The main battle occurred at Gandesa. This town was assaulted by Lister, day and night, during the hot days of the Aragon summer. On 1 August, the 15th International Brigade launched their most fierce attack upon Hill 481, named by them ‘The Pimple’, immediately before Gandesa. Once again the death-roll was heavy, as it had been inside Gandesa, during fighting for that town in March. Among those killed was Lewis Clive, socialist councillor in South Kensington, and David Haden Guest, a young communist philosopher from Cambridge.
2
By 2 August, the republican advance had been contained. The front lay straight from Fayón to Cherta, along the base of the Ebro’s arc, but scooping eastwards to leave the nationalists with Villalba de los Arcos and Gandesa. In the north, the pocket between Mequinenza and Fayón was ten miles at its widest. Yagüe showed himself as gifted an organizer of defence as of advance. He was calm throughout. Nevertheless, technical weaknesses were probably the reasons for the republic’s failure to advance further. An iron bridge across the Ebro for the passage of heavy tanks took far too long to establish. The republican infantrymen had to go to the front on foot, because of a shortage of lorries. Furthermore, the nationalists were able to complete their defences of Gandesa, including trenches, without republican bombing, at a time when most of the nationalist fighters were still at Valencia (the bombers were busy bombing the Ebro bridges). Modesto had wanted to bomb Gandesa but he was thwarted by Colonel Visiedo, the chief of operations in the air ministry: Colonel García Lacalle, the republic’s fighter commander, who proposed the bombing, believed Visiedo, a conventional officer, to be little less than treacherous in this negative
attitude but then accusations of treachery were almost as frequent as those of Trotskyism in the republican camp.
1
On 14 August, the HISMA chief, Bernhardt, nevertheless, had to telegraph Göring for more ammunition for the invaluable 88-millimetre anti-aircraft guns, to meet the ‘acute military danger’.
2
The orders issued by Lister and Tagüeña remained—‘vigilance, fortification and resistance’. These words were repeated throughout the following weeks. Officers and men were shot for retreating. Sergeants were ordered to kill their officers if they gave the command to retire without written orders from above. ‘If anyone loses an inch of ground,’ Lister ordered, ‘he must re-take it at the head of his men or be executed.’
3

33. The battle of the Ebro, July–November 1938

Franco never permitted even a tactical setback to go unchallenged. He determined to press the republic back from the territory which it had won. Almost all the nationalist air force was concentrated on the Ebro: some three hundred aircraft altogether. Franco was criticized in this decision at the time by other generals such as Aranda. But the decision was his and characteristically so. Franco’s tactics were to make an intense artillery and aerial attack upon a given point, small in area, so that resistance would be impossible.

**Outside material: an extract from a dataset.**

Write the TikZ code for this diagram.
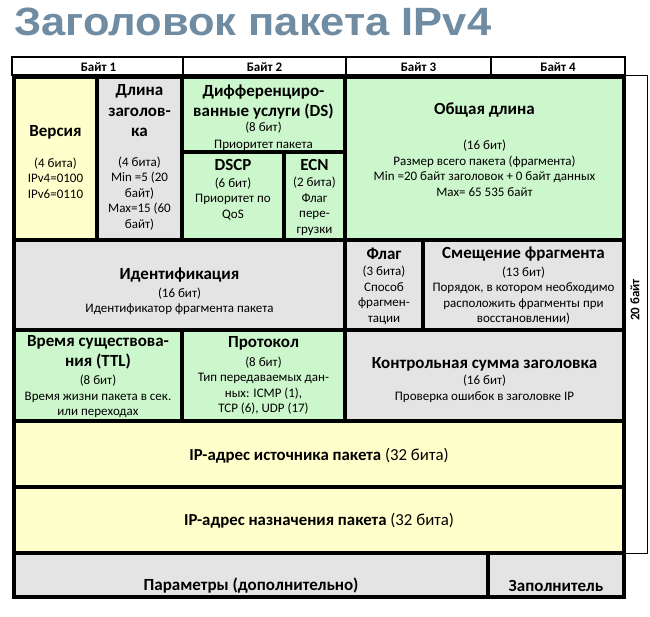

Then an attack would be carried out by small bodies of men—perhaps only two battalions. The nationalist artillery commander here was the cultivated monarchist Martínez de Campos, who had been commander of artillery throughout the campaign in the north. The battle of the Ebro became, under his direction, a major artillery contest—the only occasion when in Spain the classic formula ‘artillery conquers the ground, infantry occupies it’ was fully applied.